The Financial Industry Regulatory Authority has proposed and is requesting comment on a new rule, FINRA Rule 2240, that would govern research analyst conflicts of interest and would replace and, in various ways, amend current NASD and NYSE rules.1 Significantly, the proposed rule would relax current restrictions on the publication and distribution of research following an offering in which a member firm participates. Currently, NASD Rule 2711(f) and NYSE Rule 472(f) impose a “quiet period” during which a member firm participating in an offering cannot publish or distribute research reports about the issuer, and the firm's research analyst cannot make public appearances relating to the issuer. The current NASD and NYSE rules were initially enacted to address concerns about the significant influence of investment banking interests on the research being published by securities firms that became evident during the late 1990s.
The current quiet periods are as follows:
- 40 days following the date of the initial public offering for managers or co-managers and 25 days after the offering for other underwriters or dealers;
- 10 days following a follow-on offering; and
- 15 days before and after expiration, waiver or termination of a lock-up agreement.
Under the proposed rules, the quiet period would be a minimum of 10 days after an IPO for all managers, co-managers, underwriters and dealers. Follow-on offerings and lock-up expirations, waivers and terminations would no longer trigger a quiet period. Firms still would be required to comply with any additional quiet periods that are separately imposed by the federal securities laws. For example, underwriters may continue to maintain a longer quiet period for an IPO during the 25-day prospectus delivery period.2 While prohibitions would be eliminated for follow-on offerings and be shortened to end well within the 30-day period for most over-allotment options granted in the context of IPOs, firms may also consider revisiting their internal policies for maintaining a quiet period for research while an option to purchase additional securities is still unexercised.
As stated in the Regulatory Notice, FINRA has proposed these changes because it “believes that research issued during such periods potentially offers valuable market information, and the other provisions of the research rules and SEC Regulation AC provide sufficient protection that such research will honestly reflect the analyst’s beliefs and be free from other conflicts that would undermine the value or integrity of research issued during these periods.”
The proposed rule will not retain the exception that is currently incorporated in the existing NASD and NYSE rules for research responding to “significant news or events.” This may not be of much significance, though, given the limited scope of the proposed quiet period and the fact that many underwriters have generally been wary of relying on the exception in practice.

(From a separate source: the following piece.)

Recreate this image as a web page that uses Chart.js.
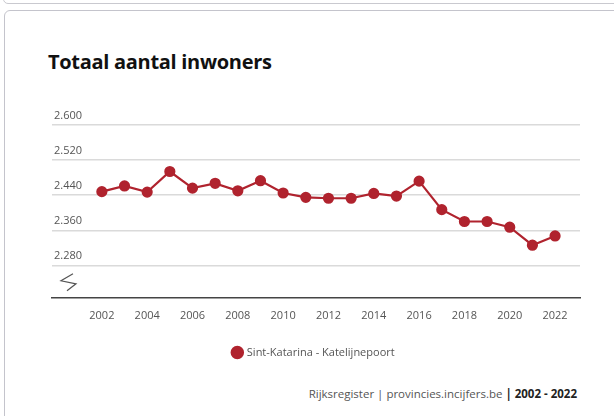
<!DOCTYPE html>
<html>
<head>
<meta charset="utf-8">
<script src="https://cdn.jsdelivr.net/npm/chart.js@4.4.0/dist/chart.umd.min.js"></script>
<style>
  html, body { margin: 0; padding: 0; background: #fff; }
  body { width: 614px; height: 416px; position: relative; overflow: hidden; font-family: "Open Sans", sans-serif; }
  .prevCard { position: absolute; left: 3px; top: -20px; width: 620px; height: 22px; border: 1px solid #c9c9cf; border-radius: 5px; }
  .card { position: absolute; left: 4px; top: 10px; width: 620px; height: 430px; border: 1px solid #c4c4cc; border-radius: 6px; }
  #title { position: absolute; left: 48px; top: 48px; font-size: 20px; font-weight: 700; color: #111; letter-spacing: -0.3px; }
  #source { position: absolute; right: 37px; top: 386px; font-size: 11.5px; color: #555; }
  #source b { color: #222; }
  #wrap { position: absolute; left: 0; top: 0; width: 614px; height: 416px; }
</style>
</head>
<body>
<div class="prevCard"></div>
<div class="card"></div>
<div id="title">Totaal aantal inwoners</div>
<div id="source">Rijksregister | provincies.incijfers.be <b>| 2002 - 2022</b></div>
<div id="wrap"><canvas id="chart"></canvas></div>
<script>
"use strict";

const years = [2002, 2003, 2004, 2005, 2006, 2007, 2008, 2009, 2010, 2011, 2012,
               2013, 2014, 2015, 2016, 2017, 2018, 2019, 2020, 2021, 2022];
const inwoners = [2448, 2461, 2447, 2494, 2456, 2467, 2450, 2473, 2445, 2435, 2433,
                  2433, 2444, 2438, 2472, 2407, 2380, 2380, 2367, 2326, 2347];
const xTicks = [2002, 2004, 2006, 2008, 2010, 2012, 2014, 2016, 2018, 2020, 2022];
const yTicks = [2280, 2360, 2440, 2520, 2600];
const seriesName = "Sint-Katarina - Katelijnepoort";

const lineColor = "#b0232e";

function fmt(v) {
    // dutch thousands separator
    return String(v).replace(/\B(?=(\d{3})+(?!\d))/g, ".");
}

// little axis-break mark at the bottom of the y axis
const breakMark = {
    id: "breakMark",
    afterDraw(chart) {
        const c = chart.ctx;
        const a = chart.chartArea;
        const x = a.left, y = a.bottom;
        c.save();
        c.strokeStyle = "#555";
        c.lineWidth = 1.2;
        c.beginPath();
        c.moveTo(x + 21, y - 24);
        c.lineTo(x + 9, y - 17);
        c.lineTo(x + 24, y - 14);
        c.lineTo(x + 15, y - 7);
        c.stroke();
        c.restore();
    }
};

const ctx = document.getElementById("chart");
new Chart(ctx, {
    type: "line",
    data: {
        datasets: [{
            label: seriesName,
            data: years.map((y, i) => ({ x: y, y: inwoners[i] })),
            borderColor: lineColor,
            backgroundColor: lineColor,
            borderWidth: 2.2,
            pointRadius: 4.5,
            pointBackgroundColor: lineColor,
            pointBorderColor: lineColor,
            tension: 0
        }]
    },
    options: {
        responsive: true,
        maintainAspectRatio: false,
        animation: false,
        layout: { padding: { left: 48, right: 34, top: 125, bottom: 48 } },
        scales: {
            x: {
                type: "linear",
                min: 1999.8,
                max: 2023.1,
                afterBuildTicks: (s) => { s.ticks = xTicks.map(v => ({ value: v })); },
                grid: { display: false, drawTicks: false },
                border: { display: true, color: "#444", width: 1.5 },
                ticks: {
                    padding: 11,
                    maxRotation: 0,
                    autoSkip: false,
                    color: "#555",
                    font: { family: "Open Sans", size: 11 },
                    callback: (v) => String(v)
                }
            },
            y: {
                min: 2206,
                max: 2600,
                afterBuildTicks: (s) => { s.ticks = yTicks.map(v => ({ value: v })); },
                grid: { color: "#dadada", lineWidth: 1.5, drawTicks: false },
                border: { display: false },
                ticks: {
                    mirror: true,
                    padding: 2,
                    labelOffset: -9,
                    color: "#555",
                    font: { family: "Open Sans", size: 11 },
                    callback: (v) => fmt(v)
                }
            }
        },
        plugins: {
            legend: {
                position: "bottom",
                labels: {
                    usePointStyle: true,
                    pointStyle: "circle",
                    boxWidth: 8,
                    boxHeight: 8,
                    padding: 14,
                    color: "#555",
                    font: { family: "Open Sans", size: 11 }
                }
            },
            tooltip: { enabled: false }
        }
    },
    plugins: [breakMark]
});
</script>
</body>
</html>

The rule if adopted could lead to changes in the standard lock-up agreement used in IPOs and follow-on equity offerings. Currently, lock-up periods granted by companies, selling shareholders, directors and officers in the context of underwritings are frequently extended so as not to result in a research quiet period if the company intends to release earnings results or if material news or a material event relating to the company occurs within 16 or 17 days of the expiration of the lock-up agreement.3 If the rule is enacted as proposed, it may lead to the elimination of such extension periods, which had been added following the enactment of the existing rules so that investment banks could publish research about earnings releases or material events at the time of a lock-up expiration, waiver or termination. These extensions would no longer be necessary given that lock-up expirations, waivers and terminations would no longer trigger a quiet period. Further, the general reluctance of underwriters to provide waivers or releases from lock-ups prior to their termination may also diminish as underwriters will not have to be concerned about such waiver or release leading to a black-out on research coverage by the underwriters participating in an offering.
The proposed elimination of the quiet period for follow-on offerings will have less of an impact on issuers with “actively-traded securities” within the meaning of Rule 101 of Regulation M (securities that have an average daily trading volume of at least $1 million and public float of at least $150 million),4 as the existing quiet period rules provide relief for the publication and distribution of research relating to such issuers.5
In addition to the changes to the quiet periods, the proposed rule would broaden the obligations on member firms to identify and manage research conflicts and require firms to establish, maintain and enforce general policies and procedures related to the preparation, content and distribution of research reports and public appearances by research analysts. The standards that firms are required to adopt in such policies and procedures largely maintain the existing proscriptions regarding research analyst conduct.
Comments on the proposed rule must be received by FINRA no later than November 14, 2008. Before becoming effective, a proposed rule must be authorized for filing with the SEC by the FINRA Board of Governors, and then must be approved by the SEC, following publication for public comment in the Federal Register.